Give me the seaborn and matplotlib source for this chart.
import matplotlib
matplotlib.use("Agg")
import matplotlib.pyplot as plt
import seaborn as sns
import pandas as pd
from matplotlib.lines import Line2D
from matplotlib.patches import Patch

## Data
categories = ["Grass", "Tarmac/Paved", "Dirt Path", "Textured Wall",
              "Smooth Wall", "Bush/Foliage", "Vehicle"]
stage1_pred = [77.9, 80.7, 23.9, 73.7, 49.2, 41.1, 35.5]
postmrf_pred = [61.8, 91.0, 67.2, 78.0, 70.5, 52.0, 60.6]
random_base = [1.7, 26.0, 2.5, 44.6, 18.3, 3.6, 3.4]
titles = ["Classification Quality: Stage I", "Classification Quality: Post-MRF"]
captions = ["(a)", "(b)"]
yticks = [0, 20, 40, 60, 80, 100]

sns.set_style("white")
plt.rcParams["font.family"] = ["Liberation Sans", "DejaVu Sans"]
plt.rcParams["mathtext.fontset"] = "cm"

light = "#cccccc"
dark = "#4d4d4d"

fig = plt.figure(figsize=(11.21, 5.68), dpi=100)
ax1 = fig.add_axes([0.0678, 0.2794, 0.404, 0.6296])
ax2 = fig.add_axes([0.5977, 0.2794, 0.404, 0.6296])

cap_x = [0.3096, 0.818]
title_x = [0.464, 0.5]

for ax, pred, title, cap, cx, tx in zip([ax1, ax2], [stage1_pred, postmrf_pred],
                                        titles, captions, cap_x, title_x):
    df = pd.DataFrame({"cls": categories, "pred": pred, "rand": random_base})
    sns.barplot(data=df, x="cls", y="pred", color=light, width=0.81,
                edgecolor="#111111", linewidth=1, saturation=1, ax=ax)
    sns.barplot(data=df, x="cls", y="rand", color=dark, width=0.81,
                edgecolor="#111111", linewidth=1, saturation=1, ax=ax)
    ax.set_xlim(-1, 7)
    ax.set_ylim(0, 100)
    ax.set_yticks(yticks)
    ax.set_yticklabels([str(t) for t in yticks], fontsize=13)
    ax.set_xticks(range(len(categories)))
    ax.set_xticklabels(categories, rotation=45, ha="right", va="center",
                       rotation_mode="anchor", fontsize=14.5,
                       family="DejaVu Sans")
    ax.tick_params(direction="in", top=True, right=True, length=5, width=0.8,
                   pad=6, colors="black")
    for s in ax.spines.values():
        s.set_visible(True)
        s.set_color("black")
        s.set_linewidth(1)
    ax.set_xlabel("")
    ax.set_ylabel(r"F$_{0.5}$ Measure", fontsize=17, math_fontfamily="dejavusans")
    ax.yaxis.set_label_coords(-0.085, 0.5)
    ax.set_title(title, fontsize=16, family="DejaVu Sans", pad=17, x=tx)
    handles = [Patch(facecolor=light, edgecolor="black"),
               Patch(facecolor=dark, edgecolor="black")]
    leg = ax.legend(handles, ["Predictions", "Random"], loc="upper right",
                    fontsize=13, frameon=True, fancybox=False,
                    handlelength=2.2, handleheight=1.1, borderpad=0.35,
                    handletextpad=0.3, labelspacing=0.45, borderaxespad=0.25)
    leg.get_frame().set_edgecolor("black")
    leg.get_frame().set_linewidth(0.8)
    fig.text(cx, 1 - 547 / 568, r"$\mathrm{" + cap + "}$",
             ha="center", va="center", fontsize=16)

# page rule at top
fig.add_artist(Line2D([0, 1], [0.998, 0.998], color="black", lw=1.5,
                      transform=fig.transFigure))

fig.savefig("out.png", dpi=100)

- - - -

■ Exercise task: Copy out only the lines running from the beginning of the data to the line with "title_x = [0.464, 0.5]", both ends included.

■ Output for this task:
Give me the seaborn and matplotlib source for this chart.
import matplotlib
matplotlib.use("Agg")
import matplotlib.pyplot as plt
import seaborn as sns
import pandas as pd
from matplotlib.lines import Line2D
from matplotlib.patches import Patch

## Data
categories = ["Grass", "Tarmac/Paved", "Dirt Path", "Textured Wall",
              "Smooth Wall", "Bush/Foliage", "Vehicle"]
stage1_pred = [77.9, 80.7, 23.9, 73.7, 49.2, 41.1, 35.5]
postmrf_pred = [61.8, 91.0, 67.2, 78.0, 70.5, 52.0, 60.6]
random_base = [1.7, 26.0, 2.5, 44.6, 18.3, 3.6, 3.4]
titles = ["Classification Quality: Stage I", "Classification Quality: Post-MRF"]
captions = ["(a)", "(b)"]
yticks = [0, 20, 40, 60, 80, 100]

sns.set_style("white")
plt.rcParams["font.family"] = ["Liberation Sans", "DejaVu Sans"]
plt.rcParams["mathtext.fontset"] = "cm"

light = "#cccccc"
dark = "#4d4d4d"

fig = plt.figure(figsize=(11.21, 5.68), dpi=100)
ax1 = fig.add_axes([0.0678, 0.2794, 0.404, 0.6296])
ax2 = fig.add_axes([0.5977, 0.2794, 0.404, 0.6296])

cap_x = [0.3096, 0.818]
title_x = [0.464, 0.5]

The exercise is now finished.